Extracted records:
-.-.-

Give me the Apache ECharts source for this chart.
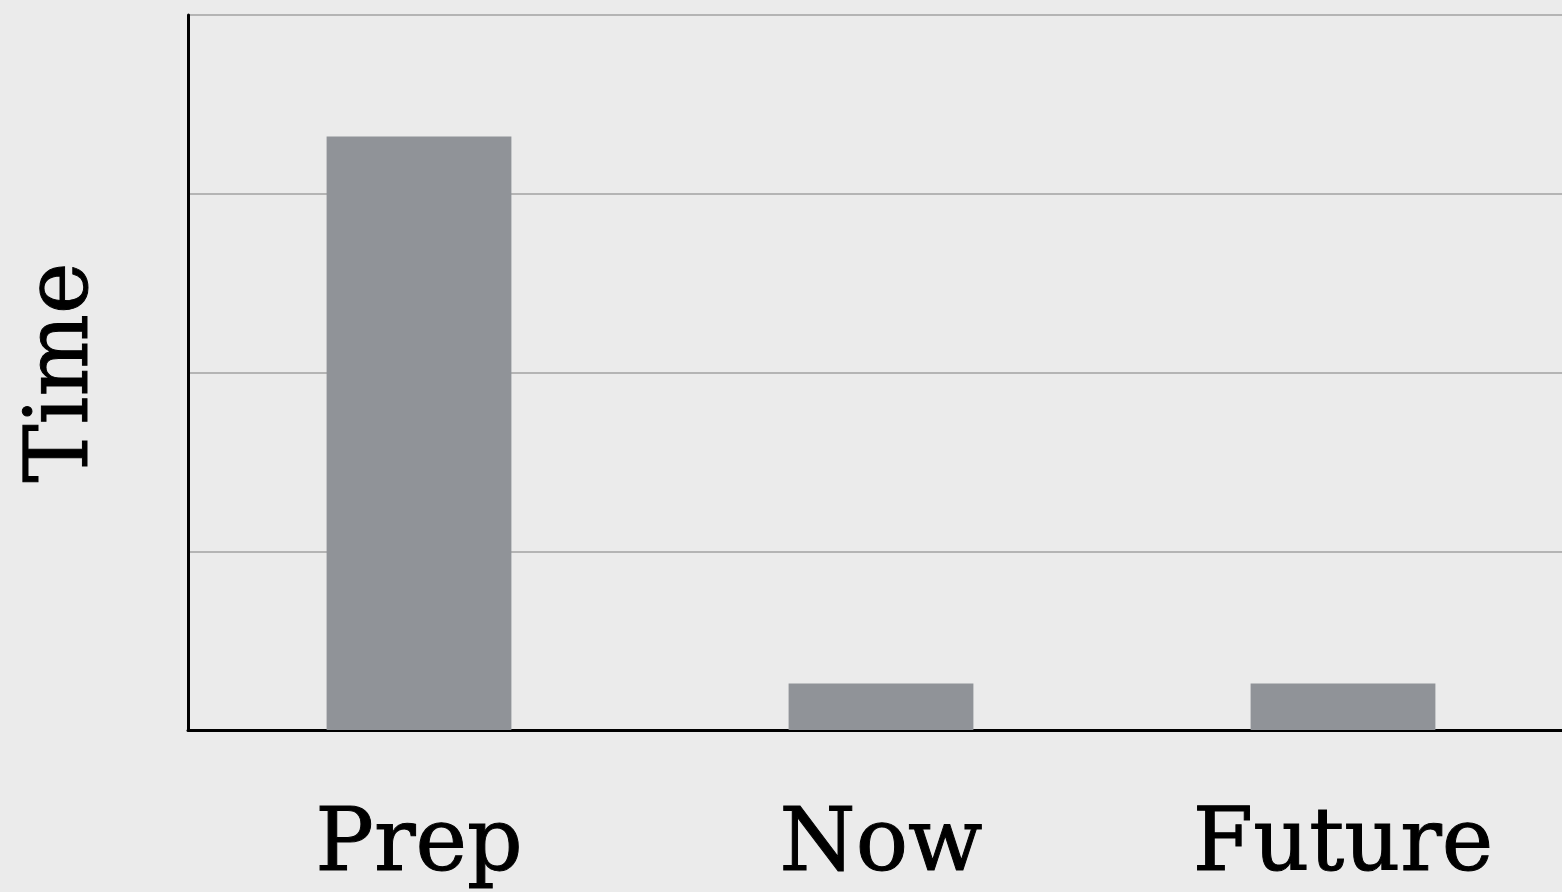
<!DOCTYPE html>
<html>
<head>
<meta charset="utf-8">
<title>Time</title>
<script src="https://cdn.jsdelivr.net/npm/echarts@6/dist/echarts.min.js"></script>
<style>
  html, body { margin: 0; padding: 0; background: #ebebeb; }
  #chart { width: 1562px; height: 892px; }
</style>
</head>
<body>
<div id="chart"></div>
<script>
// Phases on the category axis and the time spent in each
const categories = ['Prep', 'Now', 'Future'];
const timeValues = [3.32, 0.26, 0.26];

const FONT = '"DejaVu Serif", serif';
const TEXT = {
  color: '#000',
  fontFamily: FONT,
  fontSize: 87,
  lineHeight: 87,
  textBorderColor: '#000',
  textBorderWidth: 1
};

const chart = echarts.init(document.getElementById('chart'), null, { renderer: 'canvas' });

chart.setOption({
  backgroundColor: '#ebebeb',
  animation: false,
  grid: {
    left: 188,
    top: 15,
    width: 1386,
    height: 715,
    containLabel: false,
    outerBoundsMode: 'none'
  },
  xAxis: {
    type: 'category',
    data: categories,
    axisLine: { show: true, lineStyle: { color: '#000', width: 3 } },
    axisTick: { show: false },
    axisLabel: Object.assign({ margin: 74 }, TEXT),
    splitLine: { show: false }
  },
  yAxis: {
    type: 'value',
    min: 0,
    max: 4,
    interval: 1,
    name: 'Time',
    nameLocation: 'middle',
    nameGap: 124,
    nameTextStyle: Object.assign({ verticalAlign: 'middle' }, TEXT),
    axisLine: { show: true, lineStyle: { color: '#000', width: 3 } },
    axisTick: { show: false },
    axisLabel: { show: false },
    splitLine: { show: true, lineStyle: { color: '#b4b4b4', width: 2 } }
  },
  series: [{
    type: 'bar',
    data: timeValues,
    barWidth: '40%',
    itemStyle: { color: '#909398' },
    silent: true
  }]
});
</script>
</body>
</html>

-.-.-

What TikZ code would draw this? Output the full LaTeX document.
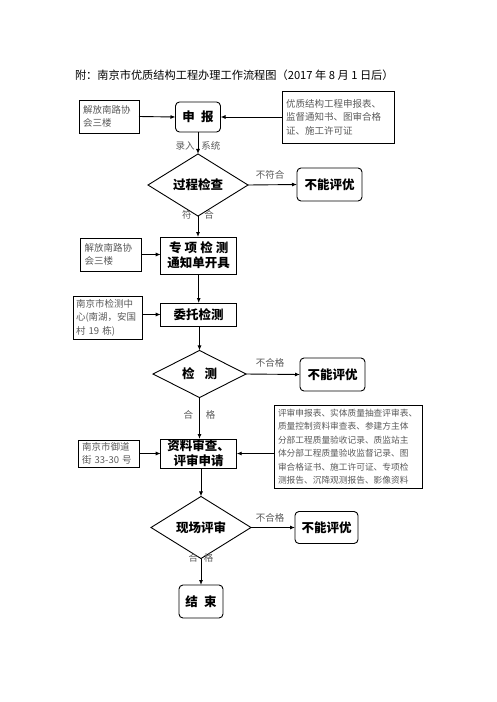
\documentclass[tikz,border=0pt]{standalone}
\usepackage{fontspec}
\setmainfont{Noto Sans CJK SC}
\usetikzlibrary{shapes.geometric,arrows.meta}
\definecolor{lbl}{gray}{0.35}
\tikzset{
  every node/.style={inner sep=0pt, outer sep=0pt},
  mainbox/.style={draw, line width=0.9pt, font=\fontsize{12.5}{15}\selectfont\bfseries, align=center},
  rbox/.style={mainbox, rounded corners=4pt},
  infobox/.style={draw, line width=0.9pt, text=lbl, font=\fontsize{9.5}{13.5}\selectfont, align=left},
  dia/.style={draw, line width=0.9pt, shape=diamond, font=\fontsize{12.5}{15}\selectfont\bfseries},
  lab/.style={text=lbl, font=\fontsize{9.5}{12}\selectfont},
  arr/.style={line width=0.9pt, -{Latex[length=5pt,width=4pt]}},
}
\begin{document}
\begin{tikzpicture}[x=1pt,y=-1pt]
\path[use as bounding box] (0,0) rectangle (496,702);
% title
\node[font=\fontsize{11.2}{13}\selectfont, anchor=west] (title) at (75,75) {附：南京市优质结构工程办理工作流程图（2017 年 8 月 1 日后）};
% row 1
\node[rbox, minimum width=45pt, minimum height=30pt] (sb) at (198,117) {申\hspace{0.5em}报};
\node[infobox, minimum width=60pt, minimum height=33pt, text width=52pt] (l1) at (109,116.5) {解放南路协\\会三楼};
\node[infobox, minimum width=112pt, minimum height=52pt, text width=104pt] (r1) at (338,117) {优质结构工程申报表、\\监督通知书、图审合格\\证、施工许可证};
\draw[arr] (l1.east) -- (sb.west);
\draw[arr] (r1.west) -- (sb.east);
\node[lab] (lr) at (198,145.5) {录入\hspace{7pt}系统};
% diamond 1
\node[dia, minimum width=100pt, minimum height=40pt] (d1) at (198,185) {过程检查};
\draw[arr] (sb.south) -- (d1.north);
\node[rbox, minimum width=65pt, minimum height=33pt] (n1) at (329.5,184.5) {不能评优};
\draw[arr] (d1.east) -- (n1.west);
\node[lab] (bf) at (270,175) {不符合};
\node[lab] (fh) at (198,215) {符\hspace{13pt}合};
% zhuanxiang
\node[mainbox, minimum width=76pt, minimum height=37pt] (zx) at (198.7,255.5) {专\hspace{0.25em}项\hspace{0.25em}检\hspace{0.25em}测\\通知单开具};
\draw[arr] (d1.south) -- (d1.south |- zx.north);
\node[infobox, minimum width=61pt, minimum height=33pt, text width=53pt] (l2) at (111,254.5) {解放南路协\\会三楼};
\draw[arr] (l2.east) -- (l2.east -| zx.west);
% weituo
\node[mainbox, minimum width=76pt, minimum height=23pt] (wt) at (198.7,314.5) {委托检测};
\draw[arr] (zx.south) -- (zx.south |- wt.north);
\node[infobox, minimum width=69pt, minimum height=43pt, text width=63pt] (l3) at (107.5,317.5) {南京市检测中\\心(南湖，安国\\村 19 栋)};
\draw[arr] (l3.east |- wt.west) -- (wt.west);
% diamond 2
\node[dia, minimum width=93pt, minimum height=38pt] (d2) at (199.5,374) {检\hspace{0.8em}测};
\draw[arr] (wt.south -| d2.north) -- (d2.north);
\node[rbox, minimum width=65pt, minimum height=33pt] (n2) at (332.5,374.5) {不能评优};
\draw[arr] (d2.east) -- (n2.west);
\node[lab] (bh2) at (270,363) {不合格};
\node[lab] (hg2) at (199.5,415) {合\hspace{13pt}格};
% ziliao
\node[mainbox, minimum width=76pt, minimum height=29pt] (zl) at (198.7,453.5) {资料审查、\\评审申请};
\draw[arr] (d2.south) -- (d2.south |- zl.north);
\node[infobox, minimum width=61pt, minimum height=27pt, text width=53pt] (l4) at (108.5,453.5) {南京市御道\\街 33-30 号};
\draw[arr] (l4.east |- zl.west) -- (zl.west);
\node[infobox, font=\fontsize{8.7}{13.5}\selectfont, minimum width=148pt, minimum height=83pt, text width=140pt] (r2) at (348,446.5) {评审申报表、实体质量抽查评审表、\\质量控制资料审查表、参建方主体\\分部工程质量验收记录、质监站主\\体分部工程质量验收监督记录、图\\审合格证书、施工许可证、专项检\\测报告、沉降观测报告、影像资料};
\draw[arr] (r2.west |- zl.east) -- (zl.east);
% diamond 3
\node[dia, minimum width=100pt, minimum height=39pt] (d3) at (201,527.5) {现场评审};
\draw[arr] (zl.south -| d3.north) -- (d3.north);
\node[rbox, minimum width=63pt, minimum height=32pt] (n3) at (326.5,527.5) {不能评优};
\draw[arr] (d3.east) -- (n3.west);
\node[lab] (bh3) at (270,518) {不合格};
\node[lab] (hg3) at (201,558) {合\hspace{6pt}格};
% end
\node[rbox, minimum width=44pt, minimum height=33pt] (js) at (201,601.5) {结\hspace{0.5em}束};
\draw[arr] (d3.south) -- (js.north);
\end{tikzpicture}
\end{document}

-.-.-

**GOAL**
Work out how many lines above have the string "this" in them, and give only the number.

**FINAL ANSWER**
2